ISBN-13: 9780471189701 / Angielski / Twarda / 1999 / 504 str.
Based on decades of theory, research, and practice, this seminal book presents a detailed and comprehensive review, evaluation, and integration of the scientific and empirical research relevant to Aaron T. Beck's cognitive theory and therapy of depression. Since its emergence in the early 1960s, Beck's cognitive perspective has become one of the most influential and well-researched psychological theories of depression. Over 900 scientific and scholarly references are contained in the present volume, providing the most current and exhaustive evaluation of the scientific status of the cognitive theory of depression.
Though the application of cognitive therapy has been well documented in the publication of treatment manuals, the cognitive theory of depression has not been presented in a unified manner until the publication of this book. Coauthored by the father of cognitive therapy, Scientific Foundations of Cognitive Theory and Therapy of Depression offers the most complete and authoritative account of Beck's theory of depression since the publication of Depression: Causes and Treatment in 1967. Through its elaboration of recent theoretical developments in cognitive theory and its review of contemporary cognitive-clinical research, the book represents the current state of the art in cognitive approaches to depression. As a result of its critical examination of cognitive-clinical research and experimental information processing, the authors offer many insights into the future direction for research on the cognitive basis of depression.

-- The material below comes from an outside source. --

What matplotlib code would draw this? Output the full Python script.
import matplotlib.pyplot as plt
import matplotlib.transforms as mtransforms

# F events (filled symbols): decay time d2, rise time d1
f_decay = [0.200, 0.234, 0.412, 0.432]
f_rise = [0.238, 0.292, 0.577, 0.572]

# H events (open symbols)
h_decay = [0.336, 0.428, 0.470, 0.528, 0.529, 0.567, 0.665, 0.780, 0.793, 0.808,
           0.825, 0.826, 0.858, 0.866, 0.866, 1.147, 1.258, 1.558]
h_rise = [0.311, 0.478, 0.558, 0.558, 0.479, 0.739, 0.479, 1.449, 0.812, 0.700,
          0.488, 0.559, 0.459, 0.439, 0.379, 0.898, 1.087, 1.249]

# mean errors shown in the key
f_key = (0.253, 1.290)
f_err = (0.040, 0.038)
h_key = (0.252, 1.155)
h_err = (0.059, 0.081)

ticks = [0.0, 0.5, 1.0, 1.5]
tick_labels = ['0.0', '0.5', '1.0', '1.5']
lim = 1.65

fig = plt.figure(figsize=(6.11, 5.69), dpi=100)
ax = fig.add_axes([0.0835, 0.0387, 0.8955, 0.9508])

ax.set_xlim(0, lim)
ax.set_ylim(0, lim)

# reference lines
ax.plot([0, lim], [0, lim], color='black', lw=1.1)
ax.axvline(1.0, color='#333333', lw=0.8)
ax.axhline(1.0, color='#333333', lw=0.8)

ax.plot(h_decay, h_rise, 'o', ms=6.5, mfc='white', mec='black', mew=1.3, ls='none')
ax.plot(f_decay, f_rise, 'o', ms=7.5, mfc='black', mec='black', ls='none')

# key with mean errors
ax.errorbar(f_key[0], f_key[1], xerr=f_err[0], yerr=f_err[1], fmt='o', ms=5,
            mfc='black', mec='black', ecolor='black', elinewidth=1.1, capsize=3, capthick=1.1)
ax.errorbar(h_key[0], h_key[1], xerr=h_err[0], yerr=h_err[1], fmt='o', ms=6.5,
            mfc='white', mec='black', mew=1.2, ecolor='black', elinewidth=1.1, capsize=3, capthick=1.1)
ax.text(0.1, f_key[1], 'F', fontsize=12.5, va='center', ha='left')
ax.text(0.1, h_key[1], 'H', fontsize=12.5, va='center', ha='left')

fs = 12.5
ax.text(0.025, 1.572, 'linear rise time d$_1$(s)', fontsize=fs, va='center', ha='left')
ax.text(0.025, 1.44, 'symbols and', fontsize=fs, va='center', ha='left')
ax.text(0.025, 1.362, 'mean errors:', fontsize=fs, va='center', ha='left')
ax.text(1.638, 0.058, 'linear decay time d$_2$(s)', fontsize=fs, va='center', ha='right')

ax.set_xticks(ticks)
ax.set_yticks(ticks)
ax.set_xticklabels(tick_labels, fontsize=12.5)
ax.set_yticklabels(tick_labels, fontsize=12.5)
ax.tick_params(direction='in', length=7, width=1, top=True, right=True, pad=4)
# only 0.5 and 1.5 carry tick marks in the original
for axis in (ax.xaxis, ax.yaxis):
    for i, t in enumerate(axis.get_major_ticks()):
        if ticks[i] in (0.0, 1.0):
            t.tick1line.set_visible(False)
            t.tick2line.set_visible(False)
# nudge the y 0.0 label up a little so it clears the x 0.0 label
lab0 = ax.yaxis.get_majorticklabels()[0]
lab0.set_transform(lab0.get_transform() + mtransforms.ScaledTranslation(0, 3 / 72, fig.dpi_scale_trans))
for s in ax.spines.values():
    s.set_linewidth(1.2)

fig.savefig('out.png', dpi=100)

The first half of the book focuses on a presentation of the clinical phenomena of depression and the current version of cognitive theory. After outlining important questions that have been raised with the diagnosis of depression, the book then traces the historical development of Beck's cognitive theory and therapy through the 1960s and '70s. It presents the theoretical assumptions of the model and offers a detailed account of the most current version of the cognitive formulation of depression.
The second half of the book provides an in-depth analysis of the empirical status of the descriptive and vulnerability hypotheses of the cognitive model. Drawing on over three decades of research, the book delves into the scientific basis of numerous hypotheses derived from cognitive theory, including negativity, exclusivity, content specificity, primacy, universality, severity/persistence, selective processing, schema activation, primal processing, stability, diathesis-stress, symptom specificity, and differential treatment responsiveness.

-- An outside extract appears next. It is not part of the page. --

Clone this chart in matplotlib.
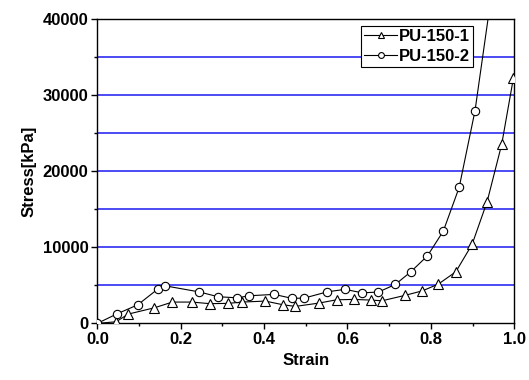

"In 1967 the first detailed description of the cognitive theory of depression was published in Depression: Causes and Treatment by one of us, Aaron T. Beck. The basic concepts of the theory laid out in that volume still provide the foundation for the cognitive model 30 years later. As well the first systematic investigations of the theory described in the 1967 volume contributed to a paradigmatic shift in theory, research, and treatment of depression that resulted in a very vigorous and widespread research initiative on the cognitive basis of depression. The present book is intended to provide a comprehensive and critical update of the developments in cognitive theory and research on depression that have occurred since the initial publication in the 1960s."--David A. Clark, from the Preface.